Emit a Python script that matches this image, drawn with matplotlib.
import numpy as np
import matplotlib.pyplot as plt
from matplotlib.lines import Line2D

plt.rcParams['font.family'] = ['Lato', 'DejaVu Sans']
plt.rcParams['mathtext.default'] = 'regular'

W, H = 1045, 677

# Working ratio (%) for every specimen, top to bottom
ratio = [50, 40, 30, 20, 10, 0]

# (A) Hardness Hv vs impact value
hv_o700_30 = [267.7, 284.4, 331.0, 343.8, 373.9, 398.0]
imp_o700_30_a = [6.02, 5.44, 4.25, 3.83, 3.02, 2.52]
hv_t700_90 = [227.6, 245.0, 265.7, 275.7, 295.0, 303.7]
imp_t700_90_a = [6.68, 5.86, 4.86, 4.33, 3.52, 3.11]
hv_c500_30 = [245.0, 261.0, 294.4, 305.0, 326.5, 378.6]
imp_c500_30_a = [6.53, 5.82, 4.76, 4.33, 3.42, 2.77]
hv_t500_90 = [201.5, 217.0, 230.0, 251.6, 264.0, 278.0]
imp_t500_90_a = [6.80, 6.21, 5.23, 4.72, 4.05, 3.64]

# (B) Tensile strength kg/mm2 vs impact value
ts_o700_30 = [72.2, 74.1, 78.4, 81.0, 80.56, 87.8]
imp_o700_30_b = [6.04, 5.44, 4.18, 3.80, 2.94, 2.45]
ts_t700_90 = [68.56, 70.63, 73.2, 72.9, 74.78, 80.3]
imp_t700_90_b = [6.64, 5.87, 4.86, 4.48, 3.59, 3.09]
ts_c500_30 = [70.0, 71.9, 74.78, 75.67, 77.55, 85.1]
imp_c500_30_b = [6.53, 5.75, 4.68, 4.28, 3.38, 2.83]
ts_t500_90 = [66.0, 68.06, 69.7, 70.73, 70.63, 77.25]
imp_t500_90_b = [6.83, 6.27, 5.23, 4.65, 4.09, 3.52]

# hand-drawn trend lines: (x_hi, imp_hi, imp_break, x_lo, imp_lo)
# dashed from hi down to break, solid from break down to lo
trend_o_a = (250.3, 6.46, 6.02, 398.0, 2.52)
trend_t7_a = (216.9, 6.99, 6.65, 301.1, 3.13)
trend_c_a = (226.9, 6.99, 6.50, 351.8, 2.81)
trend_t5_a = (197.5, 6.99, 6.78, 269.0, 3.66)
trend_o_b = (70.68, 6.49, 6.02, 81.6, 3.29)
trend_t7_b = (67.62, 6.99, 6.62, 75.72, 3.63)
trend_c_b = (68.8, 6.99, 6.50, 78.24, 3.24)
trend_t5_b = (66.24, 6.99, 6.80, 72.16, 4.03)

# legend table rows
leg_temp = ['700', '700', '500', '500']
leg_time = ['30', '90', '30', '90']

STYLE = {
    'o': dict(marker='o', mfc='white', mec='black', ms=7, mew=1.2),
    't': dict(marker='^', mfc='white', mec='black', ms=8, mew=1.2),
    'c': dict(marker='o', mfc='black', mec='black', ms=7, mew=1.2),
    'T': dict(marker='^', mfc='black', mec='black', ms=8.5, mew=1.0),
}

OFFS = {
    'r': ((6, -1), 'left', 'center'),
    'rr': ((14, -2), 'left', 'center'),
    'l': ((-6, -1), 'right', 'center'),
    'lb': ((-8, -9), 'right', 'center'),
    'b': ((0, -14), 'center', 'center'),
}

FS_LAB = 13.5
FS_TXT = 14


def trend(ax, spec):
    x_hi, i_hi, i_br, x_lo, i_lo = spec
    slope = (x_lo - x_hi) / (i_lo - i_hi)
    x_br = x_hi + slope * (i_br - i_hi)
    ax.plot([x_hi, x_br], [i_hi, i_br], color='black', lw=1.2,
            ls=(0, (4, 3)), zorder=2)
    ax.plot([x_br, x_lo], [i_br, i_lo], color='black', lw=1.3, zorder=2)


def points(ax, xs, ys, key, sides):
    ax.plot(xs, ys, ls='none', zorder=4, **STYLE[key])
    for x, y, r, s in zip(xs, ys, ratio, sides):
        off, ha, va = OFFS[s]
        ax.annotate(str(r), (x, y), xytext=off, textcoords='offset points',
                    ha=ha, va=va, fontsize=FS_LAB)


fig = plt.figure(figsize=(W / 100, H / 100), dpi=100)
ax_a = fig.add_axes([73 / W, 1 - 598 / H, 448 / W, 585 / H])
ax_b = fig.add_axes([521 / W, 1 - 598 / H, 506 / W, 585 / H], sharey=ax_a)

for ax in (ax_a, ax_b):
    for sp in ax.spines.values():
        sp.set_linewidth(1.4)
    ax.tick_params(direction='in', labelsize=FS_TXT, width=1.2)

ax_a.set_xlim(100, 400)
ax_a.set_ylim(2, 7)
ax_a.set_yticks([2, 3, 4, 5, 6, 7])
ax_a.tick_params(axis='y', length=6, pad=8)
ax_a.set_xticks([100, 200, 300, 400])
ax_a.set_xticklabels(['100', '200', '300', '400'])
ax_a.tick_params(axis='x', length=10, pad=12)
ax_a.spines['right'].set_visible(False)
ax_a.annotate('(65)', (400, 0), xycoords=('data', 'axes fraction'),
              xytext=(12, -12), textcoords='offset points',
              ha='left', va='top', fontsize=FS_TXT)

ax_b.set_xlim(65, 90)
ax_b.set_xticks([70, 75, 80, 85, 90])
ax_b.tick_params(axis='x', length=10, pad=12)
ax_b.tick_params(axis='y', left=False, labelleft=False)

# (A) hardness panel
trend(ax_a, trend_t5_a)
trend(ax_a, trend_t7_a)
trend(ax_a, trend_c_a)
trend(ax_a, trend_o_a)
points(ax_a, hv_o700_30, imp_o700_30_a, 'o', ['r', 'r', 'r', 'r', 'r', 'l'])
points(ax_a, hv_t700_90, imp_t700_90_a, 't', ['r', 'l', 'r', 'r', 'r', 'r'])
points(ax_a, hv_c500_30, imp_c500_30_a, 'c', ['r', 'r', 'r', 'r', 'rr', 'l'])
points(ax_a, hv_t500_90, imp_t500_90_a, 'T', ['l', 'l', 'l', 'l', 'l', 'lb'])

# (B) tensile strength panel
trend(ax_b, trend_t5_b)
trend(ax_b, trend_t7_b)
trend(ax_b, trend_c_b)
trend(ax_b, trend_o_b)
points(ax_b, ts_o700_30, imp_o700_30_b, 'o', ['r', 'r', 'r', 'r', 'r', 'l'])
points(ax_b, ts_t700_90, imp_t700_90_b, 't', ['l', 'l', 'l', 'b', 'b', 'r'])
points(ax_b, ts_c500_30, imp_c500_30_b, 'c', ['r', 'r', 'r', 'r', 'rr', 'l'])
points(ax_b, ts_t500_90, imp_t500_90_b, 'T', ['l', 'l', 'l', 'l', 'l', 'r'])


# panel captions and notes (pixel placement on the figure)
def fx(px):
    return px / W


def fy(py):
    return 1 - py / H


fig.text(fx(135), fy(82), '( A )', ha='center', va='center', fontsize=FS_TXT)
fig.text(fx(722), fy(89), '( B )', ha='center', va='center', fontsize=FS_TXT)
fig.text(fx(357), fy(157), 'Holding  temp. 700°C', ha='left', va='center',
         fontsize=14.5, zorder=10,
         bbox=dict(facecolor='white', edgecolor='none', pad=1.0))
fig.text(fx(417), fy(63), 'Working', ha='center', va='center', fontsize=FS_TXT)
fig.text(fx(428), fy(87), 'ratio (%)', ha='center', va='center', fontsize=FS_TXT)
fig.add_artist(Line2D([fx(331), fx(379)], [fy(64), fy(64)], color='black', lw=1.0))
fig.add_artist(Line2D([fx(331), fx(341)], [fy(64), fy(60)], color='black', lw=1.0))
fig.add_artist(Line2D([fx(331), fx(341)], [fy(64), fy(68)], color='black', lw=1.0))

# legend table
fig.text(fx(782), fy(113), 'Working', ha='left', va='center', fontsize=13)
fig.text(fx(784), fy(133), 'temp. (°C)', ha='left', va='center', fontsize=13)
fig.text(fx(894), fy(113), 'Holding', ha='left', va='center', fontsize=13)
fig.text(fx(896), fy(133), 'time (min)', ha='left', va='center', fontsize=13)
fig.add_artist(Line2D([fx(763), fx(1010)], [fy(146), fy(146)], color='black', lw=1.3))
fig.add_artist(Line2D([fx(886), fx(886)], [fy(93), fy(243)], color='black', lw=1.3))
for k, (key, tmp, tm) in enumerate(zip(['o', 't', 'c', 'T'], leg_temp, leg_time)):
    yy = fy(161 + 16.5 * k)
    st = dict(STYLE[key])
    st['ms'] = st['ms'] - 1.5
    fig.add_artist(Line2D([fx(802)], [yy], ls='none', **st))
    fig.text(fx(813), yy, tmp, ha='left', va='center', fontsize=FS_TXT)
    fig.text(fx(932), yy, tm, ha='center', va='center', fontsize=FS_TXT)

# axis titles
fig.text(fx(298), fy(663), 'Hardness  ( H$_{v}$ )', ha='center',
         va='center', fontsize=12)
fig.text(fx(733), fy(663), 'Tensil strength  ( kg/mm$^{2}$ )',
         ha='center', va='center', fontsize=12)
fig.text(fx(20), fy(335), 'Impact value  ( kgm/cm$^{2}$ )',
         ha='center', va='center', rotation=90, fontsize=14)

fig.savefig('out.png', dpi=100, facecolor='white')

◆ Required work: Write out, unaltered, the lines from the opening of the listing through the line that includes "imp_t500_90_b = [6.83, 6.27, 5.23, 4.65, 4.09, 3.52]".

◆ Answer for the task:
Emit a Python script that matches this image, drawn with matplotlib.
import numpy as np
import matplotlib.pyplot as plt
from matplotlib.lines import Line2D

plt.rcParams['font.family'] = ['Lato', 'DejaVu Sans']
plt.rcParams['mathtext.default'] = 'regular'

W, H = 1045, 677

# Working ratio (%) for every specimen, top to bottom
ratio = [50, 40, 30, 20, 10, 0]

# (A) Hardness Hv vs impact value
hv_o700_30 = [267.7, 284.4, 331.0, 343.8, 373.9, 398.0]
imp_o700_30_a = [6.02, 5.44, 4.25, 3.83, 3.02, 2.52]
hv_t700_90 = [227.6, 245.0, 265.7, 275.7, 295.0, 303.7]
imp_t700_90_a = [6.68, 5.86, 4.86, 4.33, 3.52, 3.11]
hv_c500_30 = [245.0, 261.0, 294.4, 305.0, 326.5, 378.6]
imp_c500_30_a = [6.53, 5.82, 4.76, 4.33, 3.42, 2.77]
hv_t500_90 = [201.5, 217.0, 230.0, 251.6, 264.0, 278.0]
imp_t500_90_a = [6.80, 6.21, 5.23, 4.72, 4.05, 3.64]

# (B) Tensile strength kg/mm2 vs impact value
ts_o700_30 = [72.2, 74.1, 78.4, 81.0, 80.56, 87.8]
imp_o700_30_b = [6.04, 5.44, 4.18, 3.80, 2.94, 2.45]
ts_t700_90 = [68.56, 70.63, 73.2, 72.9, 74.78, 80.3]
imp_t700_90_b = [6.64, 5.87, 4.86, 4.48, 3.59, 3.09]
ts_c500_30 = [70.0, 71.9, 74.78, 75.67, 77.55, 85.1]
imp_c500_30_b = [6.53, 5.75, 4.68, 4.28, 3.38, 2.83]
ts_t500_90 = [66.0, 68.06, 69.7, 70.73, 70.63, 77.25]
imp_t500_90_b = [6.83, 6.27, 5.23, 4.65, 4.09, 3.52]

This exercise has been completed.